“Gluten-free substitute foods tend to have more fat, more sugar and more salt than gluten-containing counterparts, in general,” Dr. Lebwohl added. Gluten provides elasticity in dough and helps thicken various processed foods, so it can also be found in products like energy bars and deli meats. To compensate for the loss of texture, Dr. Lebwohl said, “gluten-free substitutes are often less healthy.”
Starting a gluten-free diet can also “interfere with the ability to detect celiac disease,” said Dr. Lebwohl, because the two abnormalities picked up by the primary testing tools for celiac disease — a blood test, which looks for certain antibodies, and a biopsy, which looks for intestinal damage — can normalize after just a few weeks of eliminating gluten.
“One of the frustrating scenarios for both doctor and patient is when a patient has a number of symptoms, starts a gluten-free diet, feels a lot better — maybe 90 percent better — but we still don’t know if they have celiac or not,” he said. “If someone is experiencing symptoms that might be related to celiac disease, that person should get tested first, before starting a gluten-free diet.”
While much has been written in books and online sources about the purported benefits of avoiding gluten, such as weight loss, cognitive well-being and overall wellness, these claims are not supported by evidence.
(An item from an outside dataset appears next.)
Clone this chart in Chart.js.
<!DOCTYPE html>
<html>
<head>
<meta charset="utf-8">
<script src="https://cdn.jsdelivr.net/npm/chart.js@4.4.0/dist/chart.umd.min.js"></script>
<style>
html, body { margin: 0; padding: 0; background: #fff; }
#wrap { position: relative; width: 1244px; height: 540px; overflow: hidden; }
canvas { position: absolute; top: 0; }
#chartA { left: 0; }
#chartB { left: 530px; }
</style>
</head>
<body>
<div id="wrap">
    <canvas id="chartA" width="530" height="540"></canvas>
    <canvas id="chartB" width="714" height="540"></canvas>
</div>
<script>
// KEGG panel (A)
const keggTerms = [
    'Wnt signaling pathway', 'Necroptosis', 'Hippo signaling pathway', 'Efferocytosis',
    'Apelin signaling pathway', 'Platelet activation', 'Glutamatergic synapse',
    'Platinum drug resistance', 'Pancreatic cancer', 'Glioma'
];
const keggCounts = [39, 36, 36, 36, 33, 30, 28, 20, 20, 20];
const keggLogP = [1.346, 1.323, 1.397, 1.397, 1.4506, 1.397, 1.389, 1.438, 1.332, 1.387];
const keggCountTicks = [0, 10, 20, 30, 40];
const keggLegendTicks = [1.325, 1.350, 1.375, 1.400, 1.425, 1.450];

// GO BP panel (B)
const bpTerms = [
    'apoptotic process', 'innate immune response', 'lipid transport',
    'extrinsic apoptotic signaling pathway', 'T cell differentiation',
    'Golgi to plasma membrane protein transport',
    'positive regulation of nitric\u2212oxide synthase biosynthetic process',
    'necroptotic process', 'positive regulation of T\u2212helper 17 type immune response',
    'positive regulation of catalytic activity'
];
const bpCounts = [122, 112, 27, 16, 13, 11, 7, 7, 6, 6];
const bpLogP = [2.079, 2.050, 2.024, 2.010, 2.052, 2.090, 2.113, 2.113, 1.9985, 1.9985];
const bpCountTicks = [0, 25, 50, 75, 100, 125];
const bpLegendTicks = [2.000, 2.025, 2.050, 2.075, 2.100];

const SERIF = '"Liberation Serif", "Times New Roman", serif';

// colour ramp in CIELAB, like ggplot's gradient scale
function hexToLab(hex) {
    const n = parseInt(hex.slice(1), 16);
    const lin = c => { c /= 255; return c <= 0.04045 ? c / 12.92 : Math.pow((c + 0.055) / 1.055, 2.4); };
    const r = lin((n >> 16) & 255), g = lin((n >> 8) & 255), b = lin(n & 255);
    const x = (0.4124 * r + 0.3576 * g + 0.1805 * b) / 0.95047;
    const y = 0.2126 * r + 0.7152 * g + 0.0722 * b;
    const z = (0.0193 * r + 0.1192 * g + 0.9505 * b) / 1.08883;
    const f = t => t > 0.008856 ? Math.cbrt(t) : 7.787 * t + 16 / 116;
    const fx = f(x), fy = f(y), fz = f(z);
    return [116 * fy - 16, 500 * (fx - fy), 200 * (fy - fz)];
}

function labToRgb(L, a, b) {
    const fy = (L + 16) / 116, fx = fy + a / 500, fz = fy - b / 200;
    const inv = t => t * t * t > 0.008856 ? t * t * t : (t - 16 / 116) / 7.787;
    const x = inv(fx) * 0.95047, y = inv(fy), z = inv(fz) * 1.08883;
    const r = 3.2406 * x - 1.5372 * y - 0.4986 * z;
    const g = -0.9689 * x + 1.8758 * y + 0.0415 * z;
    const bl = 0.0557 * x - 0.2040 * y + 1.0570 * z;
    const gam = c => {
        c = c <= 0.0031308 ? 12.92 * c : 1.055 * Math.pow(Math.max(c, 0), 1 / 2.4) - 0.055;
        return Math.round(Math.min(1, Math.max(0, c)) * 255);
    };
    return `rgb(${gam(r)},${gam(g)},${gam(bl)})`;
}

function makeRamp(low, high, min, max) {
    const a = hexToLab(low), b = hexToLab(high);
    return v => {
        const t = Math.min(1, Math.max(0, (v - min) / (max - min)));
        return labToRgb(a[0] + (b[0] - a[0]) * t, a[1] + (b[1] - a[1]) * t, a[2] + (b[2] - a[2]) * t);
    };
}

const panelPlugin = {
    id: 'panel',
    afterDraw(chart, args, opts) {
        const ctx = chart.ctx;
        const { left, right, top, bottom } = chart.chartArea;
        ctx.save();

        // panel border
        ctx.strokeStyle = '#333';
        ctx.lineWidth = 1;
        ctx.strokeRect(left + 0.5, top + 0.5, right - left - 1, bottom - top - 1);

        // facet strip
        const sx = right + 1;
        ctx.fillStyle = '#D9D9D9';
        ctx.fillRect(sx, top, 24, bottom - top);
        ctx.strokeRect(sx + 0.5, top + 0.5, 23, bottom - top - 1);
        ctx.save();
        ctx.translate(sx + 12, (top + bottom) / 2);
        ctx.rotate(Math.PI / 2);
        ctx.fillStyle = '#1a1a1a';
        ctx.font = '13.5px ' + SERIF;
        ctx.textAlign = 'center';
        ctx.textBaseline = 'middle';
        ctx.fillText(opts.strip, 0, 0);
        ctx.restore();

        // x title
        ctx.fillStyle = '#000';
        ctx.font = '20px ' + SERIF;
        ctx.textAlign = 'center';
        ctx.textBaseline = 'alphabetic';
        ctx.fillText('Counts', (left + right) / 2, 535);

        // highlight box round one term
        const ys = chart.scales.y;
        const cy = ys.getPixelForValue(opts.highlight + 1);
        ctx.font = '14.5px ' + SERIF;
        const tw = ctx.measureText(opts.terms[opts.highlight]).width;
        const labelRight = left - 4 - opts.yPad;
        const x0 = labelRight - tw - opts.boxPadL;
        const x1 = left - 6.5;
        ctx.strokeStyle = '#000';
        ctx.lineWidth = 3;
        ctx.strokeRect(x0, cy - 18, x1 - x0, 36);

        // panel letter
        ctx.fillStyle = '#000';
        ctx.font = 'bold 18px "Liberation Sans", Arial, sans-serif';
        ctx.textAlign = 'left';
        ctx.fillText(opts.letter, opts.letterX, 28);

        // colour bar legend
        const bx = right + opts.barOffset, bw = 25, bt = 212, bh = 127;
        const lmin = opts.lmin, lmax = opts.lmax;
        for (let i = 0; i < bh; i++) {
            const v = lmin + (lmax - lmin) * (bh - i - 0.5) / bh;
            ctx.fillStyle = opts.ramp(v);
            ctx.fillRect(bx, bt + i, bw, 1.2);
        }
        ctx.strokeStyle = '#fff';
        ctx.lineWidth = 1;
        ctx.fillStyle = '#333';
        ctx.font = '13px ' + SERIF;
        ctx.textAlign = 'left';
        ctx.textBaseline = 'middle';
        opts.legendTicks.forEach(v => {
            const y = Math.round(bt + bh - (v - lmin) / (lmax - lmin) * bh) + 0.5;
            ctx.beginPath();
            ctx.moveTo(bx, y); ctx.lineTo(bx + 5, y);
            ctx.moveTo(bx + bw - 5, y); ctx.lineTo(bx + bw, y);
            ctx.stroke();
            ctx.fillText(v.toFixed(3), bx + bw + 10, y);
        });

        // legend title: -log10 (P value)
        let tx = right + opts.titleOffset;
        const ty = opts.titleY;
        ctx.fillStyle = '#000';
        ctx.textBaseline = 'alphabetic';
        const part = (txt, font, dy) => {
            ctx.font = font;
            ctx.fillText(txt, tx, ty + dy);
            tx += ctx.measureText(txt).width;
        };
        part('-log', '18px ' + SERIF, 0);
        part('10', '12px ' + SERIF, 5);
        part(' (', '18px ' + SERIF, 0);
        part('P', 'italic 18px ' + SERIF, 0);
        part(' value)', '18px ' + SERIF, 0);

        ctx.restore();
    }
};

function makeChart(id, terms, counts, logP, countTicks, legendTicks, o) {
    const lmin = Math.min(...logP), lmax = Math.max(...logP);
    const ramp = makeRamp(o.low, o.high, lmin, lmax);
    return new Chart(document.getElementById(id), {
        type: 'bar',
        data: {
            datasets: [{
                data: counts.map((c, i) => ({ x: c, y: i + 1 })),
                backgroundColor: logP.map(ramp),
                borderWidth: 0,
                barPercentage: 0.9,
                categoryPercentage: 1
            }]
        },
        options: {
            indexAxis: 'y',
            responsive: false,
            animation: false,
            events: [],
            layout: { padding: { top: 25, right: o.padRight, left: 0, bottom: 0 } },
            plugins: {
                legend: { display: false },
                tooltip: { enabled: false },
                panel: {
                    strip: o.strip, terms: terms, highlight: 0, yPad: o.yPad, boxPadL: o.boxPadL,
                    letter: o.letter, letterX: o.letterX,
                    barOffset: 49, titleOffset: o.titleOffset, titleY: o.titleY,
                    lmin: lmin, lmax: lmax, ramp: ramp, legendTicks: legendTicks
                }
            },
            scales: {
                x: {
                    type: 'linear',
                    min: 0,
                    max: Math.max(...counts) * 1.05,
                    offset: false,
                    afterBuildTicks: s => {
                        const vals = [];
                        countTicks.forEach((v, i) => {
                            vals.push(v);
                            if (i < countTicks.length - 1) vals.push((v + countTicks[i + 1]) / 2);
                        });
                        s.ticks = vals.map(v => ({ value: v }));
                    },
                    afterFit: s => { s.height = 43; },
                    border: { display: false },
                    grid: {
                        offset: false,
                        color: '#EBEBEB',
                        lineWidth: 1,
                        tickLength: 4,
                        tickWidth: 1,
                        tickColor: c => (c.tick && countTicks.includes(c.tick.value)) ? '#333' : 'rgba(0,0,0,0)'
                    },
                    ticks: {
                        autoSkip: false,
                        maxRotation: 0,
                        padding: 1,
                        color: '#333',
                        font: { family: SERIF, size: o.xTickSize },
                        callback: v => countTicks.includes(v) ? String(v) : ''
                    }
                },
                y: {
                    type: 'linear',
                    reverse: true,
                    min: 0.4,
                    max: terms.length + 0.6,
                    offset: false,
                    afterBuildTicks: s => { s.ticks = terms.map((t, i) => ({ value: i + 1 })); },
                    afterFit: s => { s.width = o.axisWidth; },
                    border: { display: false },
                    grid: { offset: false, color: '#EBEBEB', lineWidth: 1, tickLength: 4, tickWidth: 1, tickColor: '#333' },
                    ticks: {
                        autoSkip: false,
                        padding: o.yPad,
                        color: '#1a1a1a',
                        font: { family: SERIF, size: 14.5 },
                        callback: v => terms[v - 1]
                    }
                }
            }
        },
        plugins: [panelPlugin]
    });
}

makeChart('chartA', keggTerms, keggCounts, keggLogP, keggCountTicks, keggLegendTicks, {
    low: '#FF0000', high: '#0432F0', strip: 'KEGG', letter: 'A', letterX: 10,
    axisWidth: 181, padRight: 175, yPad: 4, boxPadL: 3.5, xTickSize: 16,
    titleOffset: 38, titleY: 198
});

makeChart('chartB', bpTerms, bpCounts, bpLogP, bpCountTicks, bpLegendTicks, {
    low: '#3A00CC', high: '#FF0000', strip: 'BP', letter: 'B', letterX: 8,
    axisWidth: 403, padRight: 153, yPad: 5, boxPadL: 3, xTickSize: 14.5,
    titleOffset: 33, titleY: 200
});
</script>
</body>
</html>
Though some patients with irritable bowel syndrome, or I.B.S., may see symptoms improve after cutting out gluten-containing foods, research suggests it’s likely to be a result of something other than gluten.
Only about 1 percent of Americans have true celiac disease, a serious autoimmune disorder, and should follow a strict gluten-free diet. Another 6 percent or so have non-celiac gluten sensitivity, a milder condition tied to digestive problems and other symptoms that does not result in a positive test for celiac disease; observing whether symptoms improve after a trial elimination of gluten is the main method of diagnosis.
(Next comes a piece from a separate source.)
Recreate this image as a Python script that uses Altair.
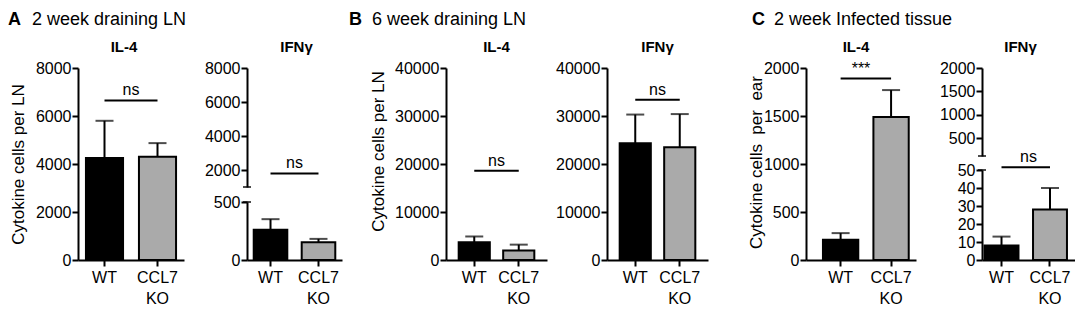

For everyone else, following a gluten-free diet is not advised. Still, a 2013 report by the NPD Group, a market research firm, found that as many as one in three Americans were trying to avoid gluten.
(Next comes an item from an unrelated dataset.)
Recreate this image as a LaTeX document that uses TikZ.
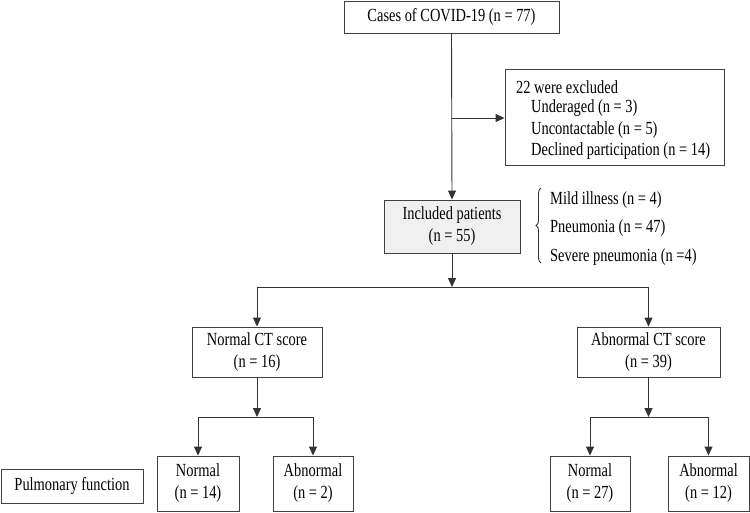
\documentclass[tikz,border=0pt]{standalone}
\usepackage{fontspec}
\setmainfont{Liberation Serif}[FakeStretch=0.78]
\usetikzlibrary{arrows.meta,decorations.pathreplacing}
\begin{document}
\begin{tikzpicture}[x=1pt,y=-1pt,
  every node/.style={font=\fontsize{18.5}{22}\selectfont},
  box/.style={draw=black!75,line width=0.9pt,rectangle,inner sep=0pt,align=center},
  txt/.style={inner sep=0pt,anchor=west},
  conn/.style={draw=black!80,line width=0.9pt},
  arr/.style={conn,-{Triangle[length=9pt,width=8pt]}}]
\useasboundingbox (0,0) rectangle (750,512);
% boxes
\node[box,minimum width=215pt,minimum height=32pt] (top) at (451.5,17) {Cases of COVID-19 (n = 77)};
\node[box,minimum width=219pt,minimum height=96pt] (excl) at (614.5,117) {};
\node[txt] (e1) at (516,87) {22 were excluded};
\node[txt] (e2) at (531,108.5) {Underaged (n = 3)};
\node[txt] (e3) at (531,130) {Uncontactable (n = 5)};
\node[txt] (e4) at (531,151) {Declined participation (n = 14)};
\node[box,fill=black!6,minimum width=136pt,minimum height=53pt] (inc) at (452,226.5) {Included patients\\(n = 55)};
\node[txt] (m1) at (550,200) {Mild illness (n = 4)};
\node[txt] (m2) at (550,228) {Pneumonia (n = 47)};
\node[txt] (m3) at (550,257) {Severe pneumonia (n =4)};
\node[box,minimum width=130pt,minimum height=50pt] (nct) at (257,352) {Normal CT score\\(n = 16)};
\node[box,minimum width=143pt,minimum height=50pt] (act) at (648.5,352) {Abnormal CT score\\(n = 39)};
\node[box,minimum width=82pt,minimum height=55pt] (n1) at (198,483.5) {Normal\\(n = 14)};
\node[box,minimum width=80pt,minimum height=55pt] (a1) at (313,483.5) {Abnormal\\(n = 2)};
\node[box,minimum width=80pt,minimum height=55pt] (n2) at (590,483.5) {Normal\\(n = 27)};
\node[box,minimum width=81pt,minimum height=55pt] (a2) at (708.5,483.5) {Abnormal\\(n = 12)};
\node[box,minimum width=142pt,minimum height=34pt] (pf) at (72,486) {Pulmonary function};
% connectors
\coordinate (sp) at (451.5,118);
\draw[arr] (top.south) -- (inc.north);
\draw[arr] (sp) -- (excl.west|-sp);
\draw[conn,decorate,decoration={brace,amplitude=5pt}] (541,263) -- (541,188);
\coordinate (j1) at (452,287);
\draw[arr] (inc.south) -- (j1);
\draw[conn] (nct.north|-j1) -- (act.north|-j1);
\draw[arr] (nct.north|-j1) -- (nct.north);
\draw[arr] (act.north|-j1) -- (act.north);
\coordinate (j2) at (257,417);
\coordinate (j3) at (648.5,417);
\draw[arr] (nct.south) -- (j2);
\draw[arr] (act.south) -- (j3);
\draw[conn] (n1.north|-j2) -- (a1.north|-j2);
\draw[conn] (n2.north|-j3) -- (a2.north|-j3);
\draw[arr] (n1.north|-j2) -- (n1.north);
\draw[arr] (a1.north|-j2) -- (a1.north);
\draw[arr] (n2.north|-j3) -- (n2.north);
\draw[arr] (a2.north|-j3) -- (a2.north);
\end{tikzpicture}
\end{document}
“The potential adverse health effects of gluten in those sensitive to it have reverberated in cyberspace, creating the impression that gluten is a bona fide toxin, harmful to all,” writes Dr. David L. Katz, director of the Yale-Griffin Prevention Research Center in his forthcoming book, “The Truth About Food.” “This is false; gluten is not ‘bad’ for those tolerant of it, any more than peanuts are ‘bad’ for people free of peanut allergy.”
“Avoiding whole grains because you’ve heard gluten is bad is like avoiding whole fruits because you’ve heard fructose is bad,” Dr. Katz said in an interview. A diet without gluten is most often associated with the inclusion of what he calls “ultra-processed, gluten-free junk foods” and the exclusion of highly nutritious whole grains. “Avoiding it systematically produces net harm both to diet and to health.”